**PROBLEM STATEMENT:** Your task is to repeat all of the data exactly while excluding the pictures.

═════ RECORDED DATA

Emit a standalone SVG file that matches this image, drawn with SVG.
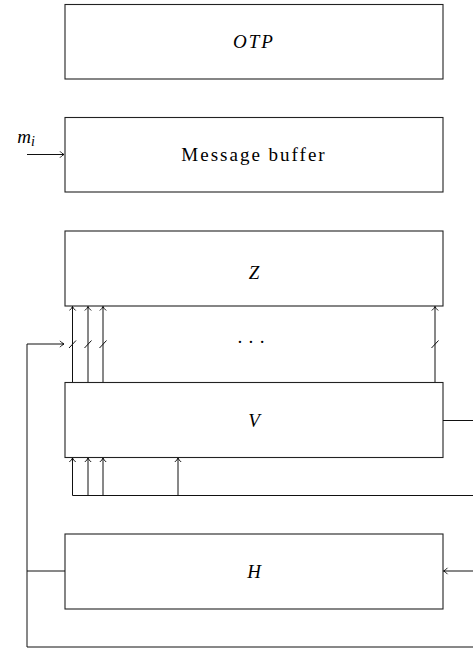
<svg xmlns="http://www.w3.org/2000/svg" width="473" height="648" viewBox="0 0 473 648">
<defs>
<marker id="arr" markerWidth="8" markerHeight="8" refX="7" refY="4" orient="auto" markerUnits="userSpaceOnUse">
<path d="M3,0.8 Q5,3.2 7,4 Q5,4.8 3,7.2" fill="none" stroke="#000" stroke-width="0.9"/>
</marker>
</defs>
<style>
.box{fill:#fff;stroke:#222;stroke-width:1.1}
.ln{fill:none;stroke:#111;stroke-width:1}
.t{font-size:19px;fill:#000;text-anchor:middle}
.it{font-style:italic}
</style>
<g id="otp"><rect class="box" x="65" y="4.5" width="378" height="74.5"/><text class="t it" font-family="Liberation Serif, DejaVu Serif, serif" x="254" y="48" letter-spacing="2">OTP</text></g>
<g id="buffer"><rect class="box" x="65" y="117.5" width="378" height="74.5"/><text class="t" font-family="Liberation Serif, DejaVu Serif, serif" x="254" y="161" letter-spacing="2">Message buffer</text></g>
<g id="z"><rect class="box" x="65" y="231" width="378" height="75"/><text class="t it" font-family="Liberation Serif, DejaVu Serif, serif" x="254" y="279">Z</text></g>
<g id="v"><rect class="box" x="65" y="382.5" width="378" height="75"/><text class="t it" font-family="Liberation Serif, DejaVu Serif, serif" x="254" y="427">V</text></g>
<g id="h"><rect class="box" x="65" y="534" width="378" height="75"/><text class="t it" font-family="Liberation Serif, DejaVu Serif, serif" x="254" y="578">H</text></g>
<g id="dots"><text class="t" font-family="Liberation Serif, DejaVu Serif, serif" x="251" y="348">· · ·</text></g>
<g id="mi-label"><text class="t it" font-family="Liberation Serif, DejaVu Serif, serif" font-size="20" x="26" y="143">m<tspan font-size="14" dy="3">i</tspan></text></g>
<g id="connectors">
<path class="ln" d="M27,154.5 H64" marker-end="url(#arr)"/>
<path class="ln" d="M72.5,382 V306.5" marker-end="url(#arr)"/>
<path class="ln" d="M88,382 V306.5" marker-end="url(#arr)"/>
<path class="ln" d="M103,382 V306.5" marker-end="url(#arr)"/>
<path class="ln" d="M435,382 V306.5" marker-end="url(#arr)"/>
<path class="ln" d="M69,348 L76,340.5 M84.5,348 L91.5,340.5 M99.5,348 L106.5,340.5 M431.5,348 L438.5,340.5"/>
<path class="ln" d="M27,647 V344 H64" marker-end="url(#arr)"/>
<path class="ln" d="M27,571 H65"/>
<path class="ln" d="M27,647 H473"/>
<path class="ln" d="M473,495.5 H72.5 V458" marker-end="url(#arr)"/>
<path class="ln" d="M88,495.5 V458" marker-end="url(#arr)"/>
<path class="ln" d="M103,495.5 V458" marker-end="url(#arr)"/>
<path class="ln" d="M178,495.5 V458" marker-end="url(#arr)"/>
<path class="ln" d="M443,420.5 H473"/>
<path class="ln" d="M473,571 H443.5" marker-end="url(#arr)"/>
</g>
</svg>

══════════

**FINISHED ANSWER:**
Emit a standalone SVG file that matches this image, drawn with SVG.
<svg xmlns="http://www.w3.org/2000/svg" width="473" height="648" viewBox="0 0 473 648">
<defs>
<marker id="arr" markerWidth="8" markerHeight="8" refX="7" refY="4" orient="auto" markerUnits="userSpaceOnUse">
<path d="M3,0.8 Q5,3.2 7,4 Q5,4.8 3,7.2" fill="none" stroke="#000" stroke-width="0.9"/>
</marker>
</defs>
<style>
.box{fill:#fff;stroke:#222;stroke-width:1.1}
.ln{fill:none;stroke:#111;stroke-width:1}
.t{font-size:19px;fill:#000;text-anchor:middle}
.it{font-style:italic}
</style>
<g id="otp"><rect class="box" x="65" y="4.5" width="378" height="74.5"/><text class="t it" font-family="Liberation Serif, DejaVu Serif, serif" x="254" y="48" letter-spacing="2">OTP</text></g>
<g id="buffer"><rect class="box" x="65" y="117.5" width="378" height="74.5"/><text class="t" font-family="Liberation Serif, DejaVu Serif, serif" x="254" y="161" letter-spacing="2">Message buffer</text></g>
<g id="z"><rect class="box" x="65" y="231" width="378" height="75"/><text class="t it" font-family="Liberation Serif, DejaVu Serif, serif" x="254" y="279">Z</text></g>
<g id="v"><rect class="box" x="65" y="382.5" width="378" height="75"/><text class="t it" font-family="Liberation Serif, DejaVu Serif, serif" x="254" y="427">V</text></g>
<g id="h"><rect class="box" x="65" y="534" width="378" height="75"/><text class="t it" font-family="Liberation Serif, DejaVu Serif, serif" x="254" y="578">H</text></g>
<g id="dots"><text class="t" font-family="Liberation Serif, DejaVu Serif, serif" x="251" y="348">· · ·</text></g>
<g id="mi-label"><text class="t it" font-family="Liberation Serif, DejaVu Serif, serif" font-size="20" x="26" y="143">m<tspan font-size="14" dy="3">i</tspan></text></g>
<g id="connectors">
<path class="ln" d="M27,154.5 H64" marker-end="url(#arr)"/>
<path class="ln" d="M72.5,382 V306.5" marker-end="url(#arr)"/>
<path class="ln" d="M88,382 V306.5" marker-end="url(#arr)"/>
<path class="ln" d="M103,382 V306.5" marker-end="url(#arr)"/>
<path class="ln" d="M435,382 V306.5" marker-end="url(#arr)"/>
<path class="ln" d="M69,348 L76,340.5 M84.5,348 L91.5,340.5 M99.5,348 L106.5,340.5 M431.5,348 L438.5,340.5"/>
<path class="ln" d="M27,647 V344 H64" marker-end="url(#arr)"/>
<path class="ln" d="M27,571 H65"/>
<path class="ln" d="M27,647 H473"/>
<path class="ln" d="M473,495.5 H72.5 V458" marker-end="url(#arr)"/>
<path class="ln" d="M88,495.5 V458" marker-end="url(#arr)"/>
<path class="ln" d="M103,495.5 V458" marker-end="url(#arr)"/>
<path class="ln" d="M178,495.5 V458" marker-end="url(#arr)"/>
<path class="ln" d="M443,420.5 H473"/>
<path class="ln" d="M473,571 H443.5" marker-end="url(#arr)"/>
</g>
</svg>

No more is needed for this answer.